→ **Recorded data**

**********

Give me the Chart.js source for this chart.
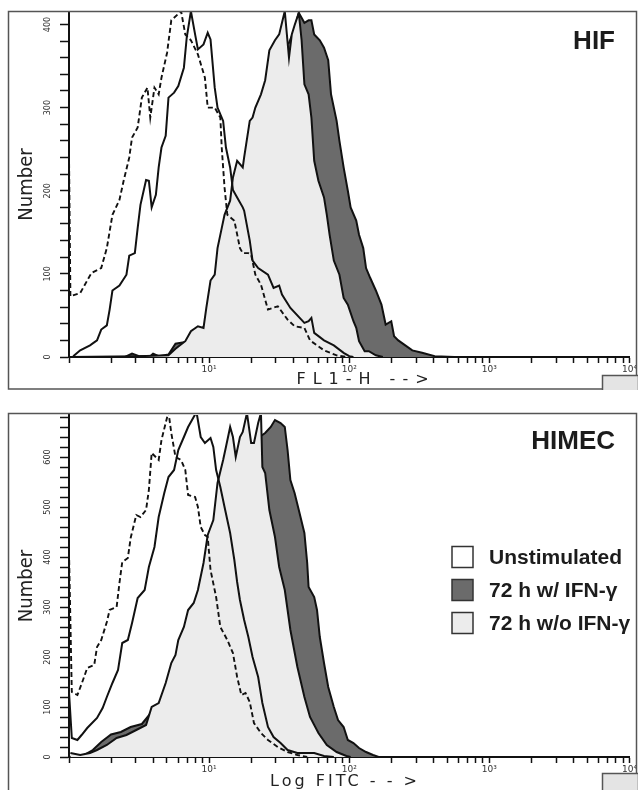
<!DOCTYPE html>
<html>
<head>
<meta charset="utf-8">
<script src="https://cdn.jsdelivr.net/npm/chart.js@4.4.1/dist/chart.umd.min.js"></script>
<style>
  body { margin: 0; background: #fff; width: 638px; height: 790px; overflow: hidden; }
  .panel { position: absolute; left: 0; width: 638px; }
  #top { top: 0; height: 390px; }
  #bottom { top: 390px; height: 400px; }
</style>
</head>
<body>
<div class="panel" id="top"><canvas id="hif"></canvas></div>
<div class="panel" id="bottom"><canvas id="himec"></canvas></div>
<script>
// FL1 intensity given in decades (0 = 10^0 ... 4 = 10^4), counts = cells per channel

// --- HIF ---
const hifControl = [[0,243],[0.01,73],[0.08,77],[0.16,101],[0.23,107],[0.27,131],[0.31,171],[0.36,189],[0.39,212],
  [0.43,240],[0.45,264],[0.49,276],[0.52,312],[0.56,324],[0.58,288],[0.61,324],[0.64,316],[0.66,336],[0.70,366],
  [0.73,405],[0.80,416],[0.83,388],[0.87,381],[0.92,364],[0.97,336],[0.99,300],[1.04,300],[1.08,288],[1.09,252],
  [1.11,204],[1.13,171],[1.18,164],[1.22,131],[1.24,125],[1.28,125],[1.30,123],[1.33,99],[1.37,87],[1.42,57],
  [1.49,61],[1.56,45],[1.61,37],[1.68,35],[1.72,20],[1.82,8],[1.91,2],[1.98,0]];
const hifUnstim = [[0.03,1],[0.08,8],[0.15,14],[0.20,20],[0.23,33],[0.27,38],[0.29,57],[0.31,80],[0.36,86],[0.41,99],
  [0.43,122],[0.47,125],[0.49,155],[0.51,183],[0.55,213],[0.57,212],[0.59,180],[0.62,195],[0.64,228],[0.66,252],
  [0.69,266],[0.71,312],[0.75,318],[0.78,326],[0.82,348],[0.84,384],[0.87,416],[0.90,388],[0.92,370],[0.96,376],
  [0.99,390],[1.01,382],[1.04,324],[1.06,300],[1.10,284],[1.12,252],[1.15,228],[1.17,201],[1.20,192],[1.24,180],
  [1.25,176],[1.29,140],[1.31,116],[1.35,107],[1.42,99],[1.46,83],[1.50,86],[1.52,75],[1.58,59],[1.68,41],
  [1.71,43],[1.73,47],[1.75,29],[1.82,20],[1.89,14],[1.96,5],[2.00,1],[2.03,0]];
const hifNoIfn = [[0,0],[0.50,1],[0.71,2],[0.76,10],[0.83,19],[0.87,31],[0.92,37],[0.96,35],[0.98,59],[1.01,92],
  [1.04,99],[1.06,131],[1.09,155],[1.11,171],[1.15,188],[1.17,216],[1.20,236],[1.24,228],[1.25,240],[1.29,284],
  [1.31,288],[1.33,300],[1.37,316],[1.40,333],[1.43,369],[1.47,381],[1.50,388],[1.52,402],[1.54,416],[1.57,360],
  [1.59,388],[1.61,399],[1.64,414],[1.66,381],[1.68,328],[1.71,316],[1.73,288],[1.75,236],[1.78,212],[1.82,192],
  [1.84,171],[1.86,147],[1.89,116],[1.93,99],[1.96,71],[1.99,63],[2.03,43],[2.05,35],[2.07,19],[2.11,7],[2.14,7],
  [2.19,2],[2.24,0]];
const hifIfn = [[0,0],[0.40,0],[0.45,4],[0.50,1],[0.58,1],[0.60,4],[0.64,1],[0.71,3],[0.76,16],[0.83,18],[0.90,15],
  [0.92,25],[0.99,45],[1.06,90],[1.13,140],[1.20,190],[1.27,230],[1.35,270],[1.42,310],[1.49,350],[1.54,375],
  [1.57,378],[1.61,395],[1.64,414],[1.68,402],[1.71,405],[1.73,405],[1.75,388],[1.79,381],[1.82,372],[1.85,357],
  [1.87,316],[1.91,284],[1.93,260],[1.96,228],[1.99,200],[2.01,180],[2.05,164],[2.07,147],[2.10,131],[2.12,107],
  [2.15,95],[2.19,80],[2.23,63],[2.26,39],[2.30,43],[2.32,25],[2.35,20],[2.40,14],[2.45,8],[2.52,5],[2.61,1],[2.75,0]];

// --- HIMEC ---
const himecControl = [[0,410],[0.02,130],[0.06,124],[0.10,154],[0.13,178],[0.18,184],[0.20,220],[0.23,234],[0.27,270],
  [0.29,294],[0.34,300],[0.36,348],[0.38,390],[0.42,398],[0.44,438],[0.48,484],[0.51,480],[0.55,494],[0.57,534],
  [0.59,608],[0.64,594],[0.66,634],[0.69,668],[0.71,690],[0.73,648],[0.76,600],[0.80,594],[0.83,574],[0.85,524],
  [0.90,520],[0.92,500],[0.94,460],[0.97,444],[0.99,440],[1.01,374],[1.05,320],[1.08,260],[1.13,234],[1.17,208],
  [1.20,160],[1.23,124],[1.26,128],[1.29,110],[1.32,68],[1.37,48],[1.42,34],[1.49,20],[1.56,10],[1.63,4],[1.70,0]];
const himecUnstim = [[0,130],[0.02,38],[0.06,34],[0.09,44],[0.13,58],[0.20,78],[0.24,98],[0.27,120],[0.31,148],
  [0.35,174],[0.38,228],[0.42,234],[0.45,268],[0.49,318],[0.54,334],[0.57,380],[0.61,420],[0.64,480],[0.68,528],
  [0.71,560],[0.75,574],[0.78,614],[0.82,640],[0.85,660],[0.89,680],[0.91,690],[0.94,640],[0.97,628],[1.01,638],
  [1.03,620],[1.05,574],[1.08,540],[1.11,500],[1.15,448],[1.18,394],[1.20,350],[1.22,314],[1.25,274],[1.28,240],
  [1.31,200],[1.35,160],[1.38,108],[1.42,60],[1.46,40],[1.51,28],[1.56,14],[1.63,8],[1.75,8],[1.82,2],[1.89,0]];
const himecNoIfn = [[0.01,8],[0.08,4],[0.15,8],[0.20,14],[0.27,24],[0.34,38],[0.41,44],[0.48,54],[0.55,64],[0.59,100],
  [0.64,108],[0.69,148],[0.73,188],[0.76,204],[0.78,234],[0.82,260],[0.85,294],[0.89,308],[0.92,334],[0.96,388],
  [0.99,444],[1.03,474],[1.06,548],[1.10,594],[1.12,620],[1.15,660],[1.17,640],[1.19,600],[1.22,640],[1.24,650],
  [1.27,688],[1.30,628],[1.32,628],[1.35,668],[1.37,688],[1.38,580],[1.40,568],[1.43,494],[1.47,440],[1.50,380],
  [1.54,334],[1.58,254],[1.63,180],[1.68,120],[1.72,80],[1.78,48],[1.84,24],[1.91,10],[1.98,2],[2.01,0]];
const himecIfn = [[0,0],[0.10,3],[0.17,14],[0.23,30],[0.30,45],[0.37,50],[0.44,60],[0.52,66],[0.59,90],[0.66,112],
  [0.73,170],[0.80,220],[0.87,270],[0.94,320],[1.01,420],[1.08,500],[1.15,560],[1.22,600],[1.29,615],[1.33,625],
  [1.37,642],[1.40,648],[1.44,660],[1.47,674],[1.51,668],[1.54,660],[1.56,614],[1.58,554],[1.61,528],[1.64,494],
  [1.68,448],[1.70,388],[1.71,340],[1.75,320],[1.77,294],[1.79,240],[1.82,188],[1.85,140],[1.89,100],[1.92,74],
  [1.96,60],[1.99,34],[2.03,28],[2.07,18],[2.12,10],[2.17,4],[2.21,0]];

const seriesNames = ['Unstimulated', '72 h w/ IFN-\u03b3', '72 h w/o IFN-\u03b3'];
const decadeLabels = { 10: '10\u00b9', 100: '10\u00b2', 1000: '10\u00b3', 10000: '10\u2074' };
const decades = [1, 10, 100, 1000];

// log ticks: 1..9 in every decade plus the top end
const xTickValues = [];
decades.forEach(d => { for (let k = 1; k <= 9; k++) xTickValues.push(k * d); });
xTickValues.push(10000);

const DARK = '#6b6b6b';
const LIGHT = '#ececec';
const INK = '#111';

function toXY(pairs) {
  return pairs.map(p => ({ x: Math.pow(10, p[0]), y: p[1] }));
}

function histDatasets(ctl, unstim, noIfn, ifn) {
  return [
    { label: 'Control', data: toXY(ctl), borderColor: INK, borderWidth: 1.9, borderDash: [5, 3], fill: false, order: 0 },
    { label: seriesNames[0], data: toXY(unstim), borderColor: INK, borderWidth: 2, fill: false, order: 1, legendFill: '#ffffff' },
    { label: seriesNames[2], data: toXY(noIfn), borderColor: INK, borderWidth: 2, backgroundColor: LIGHT, fill: 'origin', order: 2, legendFill: LIGHT },
    { label: seriesNames[1], data: toXY(ifn), borderColor: INK, borderWidth: 2, backgroundColor: DARK, fill: 'origin', order: 3, legendFill: DARK }
  ];
}

// frame, corner block, panel name, spaced x title and the box legend
const panelDecor = {
  id: 'panelDecor',
  afterDraw(chart, args, o) {
    const ctx = chart.ctx;
    ctx.save();
    ctx.strokeStyle = '#555';
    ctx.lineWidth = 1.5;
    ctx.strokeRect(o.frame[0], o.frame[1], o.frame[2], o.frame[3]);

    ctx.fillStyle = '#e4e4e4';
    ctx.fillRect(o.block[0], o.block[1], o.block[2], o.block[3]);
    ctx.strokeRect(o.block[0], o.block[1], o.block[2], o.block[3]);

    ctx.fillStyle = '#1c1c1c';
    ctx.font = 'bold 26px "Liberation Sans", Arial, sans-serif';
    ctx.textAlign = 'right';
    ctx.textBaseline = 'middle';
    ctx.fillText(o.name, 615, o.nameY);

    ctx.fillStyle = '#222';
    ctx.font = '16px "DejaVu Sans", sans-serif';
    ctx.letterSpacing = o.xTitleSpacing + 'px';
    ctx.textAlign = 'center';
    ctx.fillText(o.xTitle, o.xTitleX, o.xTitleY);
    ctx.letterSpacing = '0px';

    if (o.legend) {
      const items = chart.data.datasets
        .filter(ds => ds.legendFill)
        .sort((a, b) => seriesNames.indexOf(a.label) - seriesNames.indexOf(b.label));
      ctx.font = 'bold 21px "Liberation Sans", Arial, sans-serif';
      ctx.textAlign = 'left';
      items.forEach((ds, i) => {
        const cy = o.legend.y + i * 33;
        ctx.fillStyle = ds.legendFill;
        ctx.fillRect(o.legend.x, cy - 10.5, 21, 21);
        ctx.strokeStyle = '#333';
        ctx.lineWidth = 1.5;
        ctx.strokeRect(o.legend.x, cy - 10.5, 21, 21);
        ctx.fillStyle = '#1c1c1c';
        ctx.fillText(ds.label, o.legend.x + 37, cy + 1);
      });
    }
    ctx.restore();
  }
};

function makeChart(id, datasets, yMax, padTop, decor) {
  return new Chart(document.getElementById(id), {
    type: 'line',
    data: { datasets: datasets },
    options: {
      responsive: true,
      maintainAspectRatio: false,
      animation: false,
      elements: { point: { radius: 0 }, line: { tension: 0 } },
      layout: { padding: { left: 0, right: 1, top: padTop, bottom: 0 } },
      plugins: {
        legend: { display: false },
        tooltip: { enabled: false },
        panelDecor: decor
      },
      scales: {
        x: {
          type: 'logarithmic',
          min: 1,
          max: 10000,
          afterBuildTicks: s => { s.ticks = xTickValues.map(v => ({ value: v })); },
          afterFit: s => { s.height = 33; },
          grid: { drawOnChartArea: false, tickLength: 6, tickColor: INK, tickWidth: 1.5 },
          border: { color: INK, width: 2 },
          ticks: {
            autoSkip: false, maxRotation: 0, minRotation: 0, padding: 1, color: '#333',
            font: { size: 9, family: '"DejaVu Sans", sans-serif' },
            callback: v => decadeLabels[v] || ''
          }
        },
        y: {
          min: 0,
          max: yMax,
          afterFit: s => { s.width = 69; },
          grid: { drawOnChartArea: false, tickLength: 9, tickColor: INK, tickWidth: 1.5 },
          border: { color: INK, width: 2 },
          ticks: {
            stepSize: 20, includeBounds: false, autoSkip: false, minRotation: 90, maxRotation: 90,
            crossAlign: 'center', padding: 5, color: '#333',
            font: { size: 9, family: '"DejaVu Sans Condensed", "DejaVu Sans", sans-serif' },
            callback: v => (v % 100 === 0 ? String(v) : '')
          },
          title: {
            display: true, text: 'Number', color: '#222',
            font: { size: 20, family: '"DejaVu Sans Condensed", "DejaVu Sans", sans-serif' },
            padding: { top: 15, bottom: 0 }
          }
        }
      }
    },
    plugins: [panelDecor]
  });
}

makeChart('hif', histDatasets(hifControl, hifUnstim, hifNoIfn, hifIfn), 415, 12, {
  frame: [8.5, 11.5, 628, 377.5],
  block: [602.5, 375.5, 36, 16],
  name: 'HIF', nameY: 42,
  xTitle: 'FL1-H -->', xTitleX: 366, xTitleY: 380, xTitleSpacing: 7
});

makeChart('himec', histDatasets(himecControl, himecUnstim, himecNoIfn, himecIfn), 684, 25, {
  frame: [8.5, 23.5, 628, 390],
  block: [602.5, 383.5, 36, 20],
  name: 'HIMEC', nameY: 52,
  xTitle: 'Log FITC - - >', xTitleX: 345, xTitleY: 392, xTitleSpacing: 3,
  legend: { x: 452, y: 167 }
});
</script>
</body>
</html>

**********

→ **Problem requirements**
Return only the lines from the start of the data through the line that contains "cells per channel", please, copying them exactly and omitting all pictures.

→ **Answer to this exercise**
Give me the Chart.js source for this chart.
<!DOCTYPE html>
<html>
<head>
<meta charset="utf-8">
<script src="https://cdn.jsdelivr.net/npm/chart.js@4.4.1/dist/chart.umd.min.js"></script>
<style>
  body { margin: 0; background: #fff; width: 638px; height: 790px; overflow: hidden; }
  .panel { position: absolute; left: 0; width: 638px; }
  #top { top: 0; height: 390px; }
  #bottom { top: 390px; height: 400px; }
</style>
</head>
<body>
<div class="panel" id="top"><canvas id="hif"></canvas></div>
<div class="panel" id="bottom"><canvas id="himec"></canvas></div>
<script>
// FL1 intensity given in decades (0 = 10^0 ... 4 = 10^4), counts = cells per channel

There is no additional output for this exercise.